Suivent deux articles qui introduisent d’autres espaces et contextes culturels. Traitant de la République populaire de Chine, Vincent Mariet analyse comment « l’éducation dite patriotique s’appuie sur des espaces liés à la mort ». À l’instar du dark tourism qui s’est développé sur les sites mêmes des grandes catastrophes, le gouvernement chinois a instauré un « tourisme rouge » qui intègre des sites associés à la mort, comme des camps de prisonniers ou des champs de bataille. L’auteur enracine son propos dans l’étude de « quatre sites emblématiques de la terreur guerrière qui s’est abattue sur la Mandchourie du Sud de 1931 à 1953 ». Il met en évidence comment un « parc mémoriel » peut être traversé par des paradoxes et des contradictions qui reflètent autant la finalité recherchée que les moyens mis en oeuvre. Il est ainsi « tout à la fois lieu militaire, lieu d’éducation, lieu culturel, lieu touristique, lieu de loisir », associant ainsi des sentiments et des émotions multiples. C’est ensuite au Québec, en contexte culturel inuit, que nous amène le texte consacré à la notion de Kitsaniq (deuil) et à l’accompagnement des deuils que vivent les jeunes du Nunavik. Les trois autrices font le constat que la littérature scientifique a bien documenté les décès qui surviennent dans des circonstances traumatisantes au Nunavik, mais que les données ciblant l’expérience de deuil sont rares. Prenant appui sur une « approche ethnographique ciblée », elles identifient les obstacles à l’accompagnement du deuil et mettent à jour des stratégies « susceptibles de guider les initiatives futures en matière de soins aux personnes endeuillées ». Elles sont ainsi amenées à insister sur le caractère fécond des « programmes de guérison autochtones land-based (ancrés au territoire) » pour apporter du soutien lors d’un deuil. Ces programmes considèrent qu’en tant qu’hôte et partenaire, le territoire est un facteur essentiel pour la guérison, tant sur le plan personnel qu’intergénérationnel.
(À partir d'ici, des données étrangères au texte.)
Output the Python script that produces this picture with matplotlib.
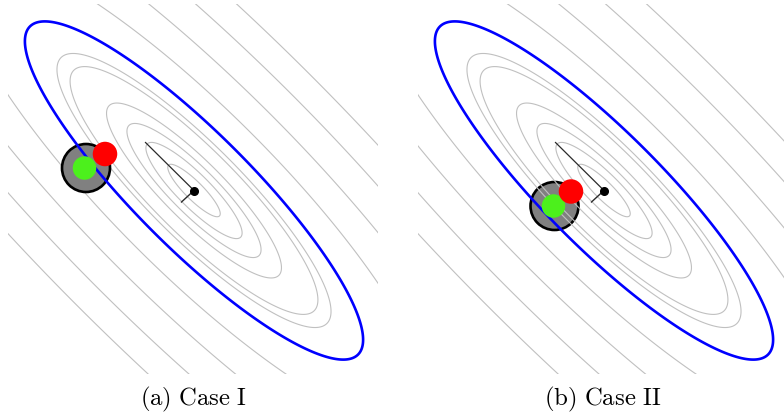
import numpy as np
import matplotlib.pyplot as plt
from matplotlib.patches import Circle

plt.rcParams['mathtext.fontset'] = 'cm'

# quadratic objective, axes rotated 45 deg, major/minor ratio
ratio = 4.0
# contour levels given as semi-minor radius of each ellipse
gray_radii = [0.18, 0.33, 0.46, 0.60, 0.85, 0.94, 1.62, 2.16, 2.74, 3.28]
blue_radius = 1.16

# line from start point to the minimum, and the short stub below it
seg_start = (-0.97, 0.96)
stub_end = (-0.25, -0.23)
minimum = (0.0, 0.0)

# circles per case: centre x, centre y, radius
cases = ['(a)\\ Case\\ I', '(b)\\ Case\\ II']
gray_disc = [(-2.16, 0.45, 0.48), (-0.99, -0.31, 0.48)]
green_pt = [(-2.19, 0.45, 0.235), (-1.01, -0.31, 0.235)]
red_pt = [(-1.78, 0.73, 0.245), (-0.66, -0.02, 0.245)]
disc_on_top = [True, False]

x = np.linspace(-4.5, 4.5, 700)
X, Y = np.meshgrid(x, x)
U = (X - Y) / np.sqrt(2)
V = (X + Y) / np.sqrt(2)
F = (U / ratio) ** 2 + V ** 2

fig = plt.figure(figsize=(7.84, 4.16), dpi=100)
lefts = [8 / 784, 418 / 784]
cap_x = [194 / 784, 603 / 784]

for i in range(2):
    ax = fig.add_axes([lefts[i], 42 / 416, 370 / 784, 370 / 416])
    ax.set_xlim(-3.72, 3.68)
    ax.set_ylim(-3.67, 3.73)
    ax.set_aspect('equal')
    ax.axis('off')

    ax.contour(X, Y, F, levels=[r ** 2 for r in gray_radii],
               colors='#c0c0c0', linewidths=0.8, zorder=2)
    ax.contour(X, Y, F, levels=[blue_radius ** 2], colors='#0000ff',
               linewidths=1.9, zorder=4)

    gz = 3 if disc_on_top[i] else 1
    gx, gy, gr = gray_disc[i]
    ax.add_patch(Circle((gx, gy), gr, facecolor='#808080', edgecolor='black',
                        linewidth=1.9, zorder=gz))
    cx, cy, cr = green_pt[i]
    ax.add_patch(Circle((cx, cy), cr, facecolor='#4cf01c', edgecolor='none', zorder=5))
    rx, ry, rr = red_pt[i]
    ax.add_patch(Circle((rx, ry), rr, facecolor='#ff0000', edgecolor='none', zorder=6))

    ax.plot([seg_start[0], minimum[0]], [seg_start[1], minimum[1]],
            color='#2a2a2a', linewidth=0.9, zorder=7)
    ax.plot([minimum[0], stub_end[0]], [minimum[1], stub_end[1]],
            color='#2a2a2a', linewidth=1.0, zorder=7)
    ax.plot(minimum[0], minimum[1], 'o', color='black', markersize=5.5, zorder=8)

    fig.text(cap_x[i], 17 / 416, '$\\mathrm{' + cases[i] + '}$',
             ha='center', va='center', fontsize=17.8)

fig.savefig('out.png', dpi=100)
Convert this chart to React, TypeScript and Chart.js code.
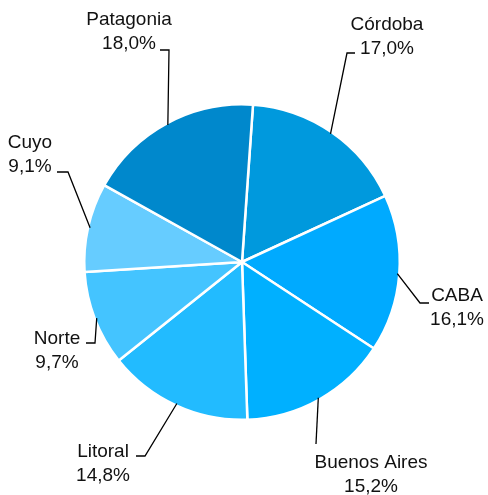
import React, { useEffect, useRef } from "react";
import { Chart, registerables } from "chart.js";

Chart.register(...registerables);

const categories = ["Córdoba", "CABA", "Buenos Aires", "Litoral", "Norte", "Cuyo", "Patagonia"];
const values = [17.0, 16.1, 15.2, 14.8, 9.7, 9.1, 18.0];
const valueLabels = ["17,0%", "16,1%", "15,2%", "14,8%", "9,7%", "9,1%", "18,0%"];
const colors = ["#0099DD", "#00AAFF", "#00B0FF", "#22BBFF", "#44C4FF", "#66CCFF", "#0088CC"];

// leader elbow / end points and label text anchors (layout only)
const labelLayout = [
  { elbow: [347, 53], end: [355, 53], tx: 387, ty: 25 },
  { elbow: [420, 303], end: [429, 303], tx: 457, ty: 296 },
  { elbow: [316, 444], end: [316, 444], tx: 371, ty: 463 },
  { elbow: [145, 456], end: [136, 456], tx: 103, ty: 452 },
  { elbow: [95, 343], end: [86, 343], tx: 57, ty: 339 },
  { elbow: [68, 172], end: [57, 172], tx: 30, ty: 143 },
  { elbow: [169, 50], end: [160, 50], tx: 129, ty: 20 },
];

const outsideLabels = {
  id: "outsideLabels",
  afterDatasetsDraw(chart: any) {
    const ctx = chart.ctx;
    const meta = chart.getDatasetMeta(0);
    ctx.save();
    meta.data.forEach((arc: any, i: number) => {
      const p = arc.getProps(["x", "y", "startAngle", "endAngle", "outerRadius"], true);
      const mid = (p.startAngle + p.endAngle) / 2;
      const r = p.outerRadius - 2;
      const ax = p.x + Math.cos(mid) * r;
      const ay = p.y + Math.sin(mid) * r;
      const L = labelLayout[i];
      ctx.strokeStyle = "#000000";
      ctx.lineWidth = 1.3;
      ctx.beginPath();
      ctx.moveTo(ax, ay);
      ctx.lineTo(L.elbow[0], L.elbow[1]);
      ctx.lineTo(L.end[0], L.end[1]);
      ctx.stroke();
      ctx.fillStyle = "#111111";
      ctx.font = "19px 'Liberation Sans', Arial, sans-serif";
      ctx.textAlign = "center";
      ctx.textBaseline = "middle";
      ctx.fillText(categories[i], L.tx, L.ty);
      ctx.fillText(valueLabels[i], L.tx, L.ty + 24);
    });
    ctx.restore();
  },
};

export default function App() {
  const ref = useRef<HTMLCanvasElement>(null);
  useEffect(() => {
    if (!ref.current) return;
    const chart = new Chart(ref.current, {
      type: "pie",
      data: {
        labels: categories,
        datasets: [
          {
            data: values,
            backgroundColor: colors,
            borderColor: "#ffffff",
            borderWidth: 2.5,
          },
        ],
      },
      options: {
        responsive: false,
        animation: false,
        rotation: 4,
        layout: { padding: { left: 83, right: 87, top: 103, bottom: 74 } },
        plugins: {
          legend: { display: false },
          tooltip: { enabled: false },
        },
      },
      plugins: [outsideLabels],
    });
    return () => chart.destroy();
  }, []);
  return (
    <div style={{ position: "absolute", left: 0, top: 0, width: 488, height: 495, background: "#fff" }}>
      <canvas ref={ref} width={488} height={495} style={{ width: 488, height: 495 }} />
    </div>
  );
}
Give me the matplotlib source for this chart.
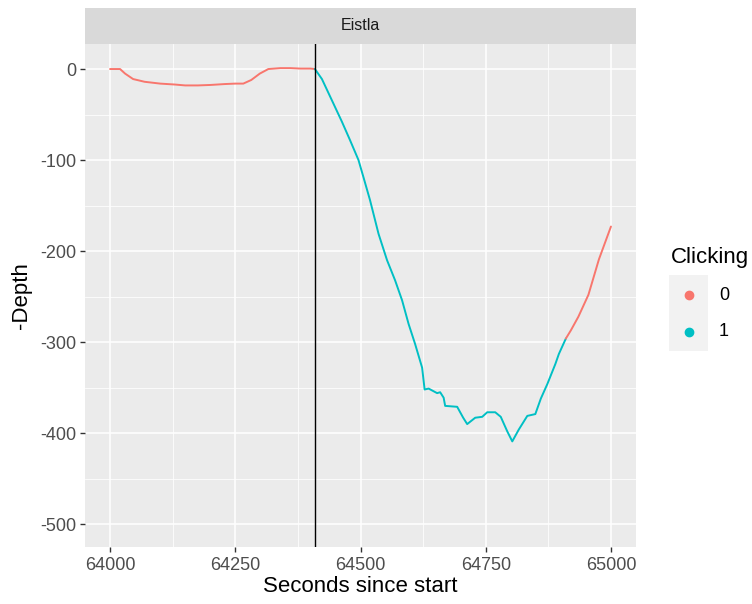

Le dossier se clôt par un texte de l’anthropologue Lionel Obadia, qui propose une plongée dans les zombie studies par le prisme de la spatialité. Pour ce faire, il mobilise des films, des romans et des bandes dessinées. Structurant son propos autour d’une série de couples antinomiques (par exemple urbain vs rural) l’auteur montre que les lieux et les espaces auxquels est associée la figure du zombie agissent comme des révélateurs des pathologies des espaces réels.

Cette exploration multidisciplinaire illustre clairement comment les relations entre les vivants et les défunts ne peuvent faire l’économie de la médiation spatiale. Qu’ils soient des lieux de transition, de mémoire ou d’exclusion, ces espaces révèlent les dynamiques complexes où des éléments symboliques, matériels et culturels se conjuguent. En interrogeant les formes contemporaines et historiques de ces spatialités, les articles de ce numéro montrent que la mort, loin d’être un simple événement ponctuel, s’inscrit dans des pratiques sociales, des processus mémoriels et des dispositifs spatiaux qui continuent d’agir sur les vivants et leur quête de sens.